-- START --

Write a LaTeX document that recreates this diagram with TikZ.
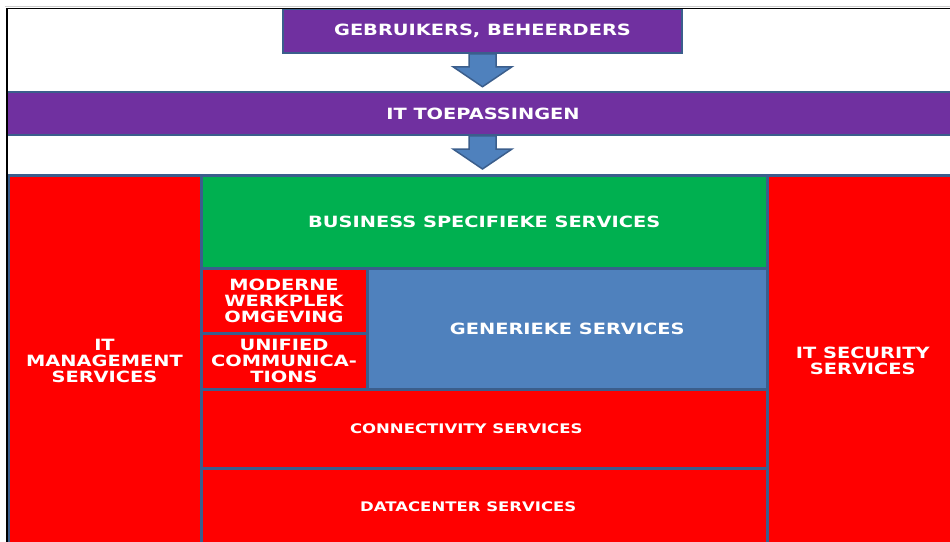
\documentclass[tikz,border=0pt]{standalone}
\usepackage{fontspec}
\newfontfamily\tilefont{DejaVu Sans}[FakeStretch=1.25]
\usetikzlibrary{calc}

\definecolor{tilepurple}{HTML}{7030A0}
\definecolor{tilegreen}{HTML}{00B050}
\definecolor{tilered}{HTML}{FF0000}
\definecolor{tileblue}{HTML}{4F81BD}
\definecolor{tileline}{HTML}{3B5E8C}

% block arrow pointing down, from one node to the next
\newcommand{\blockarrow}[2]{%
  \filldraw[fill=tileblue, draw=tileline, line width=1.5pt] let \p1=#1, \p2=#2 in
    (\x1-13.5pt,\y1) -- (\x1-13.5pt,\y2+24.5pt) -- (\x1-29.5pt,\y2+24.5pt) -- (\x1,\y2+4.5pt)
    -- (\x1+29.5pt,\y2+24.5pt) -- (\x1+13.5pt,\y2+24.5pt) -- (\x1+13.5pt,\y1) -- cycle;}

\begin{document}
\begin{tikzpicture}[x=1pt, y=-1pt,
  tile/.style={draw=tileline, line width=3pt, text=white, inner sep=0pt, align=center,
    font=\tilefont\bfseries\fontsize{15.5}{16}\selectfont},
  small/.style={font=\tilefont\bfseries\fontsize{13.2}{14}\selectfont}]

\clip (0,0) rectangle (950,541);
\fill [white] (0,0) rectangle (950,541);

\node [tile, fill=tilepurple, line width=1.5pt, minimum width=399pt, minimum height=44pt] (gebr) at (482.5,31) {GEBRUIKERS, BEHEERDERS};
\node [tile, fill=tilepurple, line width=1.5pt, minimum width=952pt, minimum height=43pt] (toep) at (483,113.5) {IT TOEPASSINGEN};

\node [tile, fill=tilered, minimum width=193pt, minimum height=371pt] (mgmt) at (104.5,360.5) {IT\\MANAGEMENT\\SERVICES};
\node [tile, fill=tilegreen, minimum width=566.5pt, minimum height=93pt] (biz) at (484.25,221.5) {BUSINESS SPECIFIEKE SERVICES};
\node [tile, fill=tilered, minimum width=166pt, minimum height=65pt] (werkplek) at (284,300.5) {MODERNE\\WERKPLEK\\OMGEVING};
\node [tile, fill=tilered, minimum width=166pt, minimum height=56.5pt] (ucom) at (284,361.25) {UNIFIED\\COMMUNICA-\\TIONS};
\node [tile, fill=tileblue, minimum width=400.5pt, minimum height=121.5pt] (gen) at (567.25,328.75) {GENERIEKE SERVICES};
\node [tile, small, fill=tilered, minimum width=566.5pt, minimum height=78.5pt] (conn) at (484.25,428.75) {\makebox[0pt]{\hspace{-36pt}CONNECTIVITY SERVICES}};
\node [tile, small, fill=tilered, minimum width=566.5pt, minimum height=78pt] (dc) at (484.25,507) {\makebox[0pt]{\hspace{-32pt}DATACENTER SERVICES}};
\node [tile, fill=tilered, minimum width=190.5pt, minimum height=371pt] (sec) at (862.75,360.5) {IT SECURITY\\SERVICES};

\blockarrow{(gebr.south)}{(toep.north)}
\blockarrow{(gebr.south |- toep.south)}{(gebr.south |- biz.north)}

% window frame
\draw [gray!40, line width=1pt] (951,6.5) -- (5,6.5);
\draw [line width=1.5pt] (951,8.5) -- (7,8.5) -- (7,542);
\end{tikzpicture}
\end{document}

-- END --

§ **SHORT PROBLEM**: Give the data above again in full and unchanged, skipping the pictures.

§ **SOLUTION TO THE PROBLEM**:
Write a LaTeX document that recreates this diagram with TikZ.
\documentclass[tikz,border=0pt]{standalone}
\usepackage{fontspec}
\newfontfamily\tilefont{DejaVu Sans}[FakeStretch=1.25]
\usetikzlibrary{calc}

\definecolor{tilepurple}{HTML}{7030A0}
\definecolor{tilegreen}{HTML}{00B050}
\definecolor{tilered}{HTML}{FF0000}
\definecolor{tileblue}{HTML}{4F81BD}
\definecolor{tileline}{HTML}{3B5E8C}

% block arrow pointing down, from one node to the next
\newcommand{\blockarrow}[2]{%
  \filldraw[fill=tileblue, draw=tileline, line width=1.5pt] let \p1=#1, \p2=#2 in
    (\x1-13.5pt,\y1) -- (\x1-13.5pt,\y2+24.5pt) -- (\x1-29.5pt,\y2+24.5pt) -- (\x1,\y2+4.5pt)
    -- (\x1+29.5pt,\y2+24.5pt) -- (\x1+13.5pt,\y2+24.5pt) -- (\x1+13.5pt,\y1) -- cycle;}

\begin{document}
\begin{tikzpicture}[x=1pt, y=-1pt,
  tile/.style={draw=tileline, line width=3pt, text=white, inner sep=0pt, align=center,
    font=\tilefont\bfseries\fontsize{15.5}{16}\selectfont},
  small/.style={font=\tilefont\bfseries\fontsize{13.2}{14}\selectfont}]

\clip (0,0) rectangle (950,541);
\fill [white] (0,0) rectangle (950,541);

\node [tile, fill=tilepurple, line width=1.5pt, minimum width=399pt, minimum height=44pt] (gebr) at (482.5,31) {GEBRUIKERS, BEHEERDERS};
\node [tile, fill=tilepurple, line width=1.5pt, minimum width=952pt, minimum height=43pt] (toep) at (483,113.5) {IT TOEPASSINGEN};

\node [tile, fill=tilered, minimum width=193pt, minimum height=371pt] (mgmt) at (104.5,360.5) {IT\\MANAGEMENT\\SERVICES};
\node [tile, fill=tilegreen, minimum width=566.5pt, minimum height=93pt] (biz) at (484.25,221.5) {BUSINESS SPECIFIEKE SERVICES};
\node [tile, fill=tilered, minimum width=166pt, minimum height=65pt] (werkplek) at (284,300.5) {MODERNE\\WERKPLEK\\OMGEVING};
\node [tile, fill=tilered, minimum width=166pt, minimum height=56.5pt] (ucom) at (284,361.25) {UNIFIED\\COMMUNICA-\\TIONS};
\node [tile, fill=tileblue, minimum width=400.5pt, minimum height=121.5pt] (gen) at (567.25,328.75) {GENERIEKE SERVICES};
\node [tile, small, fill=tilered, minimum width=566.5pt, minimum height=78.5pt] (conn) at (484.25,428.75) {\makebox[0pt]{\hspace{-36pt}CONNECTIVITY SERVICES}};
\node [tile, small, fill=tilered, minimum width=566.5pt, minimum height=78pt] (dc) at (484.25,507) {\makebox[0pt]{\hspace{-32pt}DATACENTER SERVICES}};
\node [tile, fill=tilered, minimum width=190.5pt, minimum height=371pt] (sec) at (862.75,360.5) {IT SECURITY\\SERVICES};

\blockarrow{(gebr.south)}{(toep.north)}
\blockarrow{(gebr.south |- toep.south)}{(gebr.south |- biz.north)}

% window frame
\draw [gray!40, line width=1pt] (951,6.5) -- (5,6.5);
\draw [line width=1.5pt] (951,8.5) -- (7,8.5) -- (7,542);
\end{tikzpicture}
\end{document}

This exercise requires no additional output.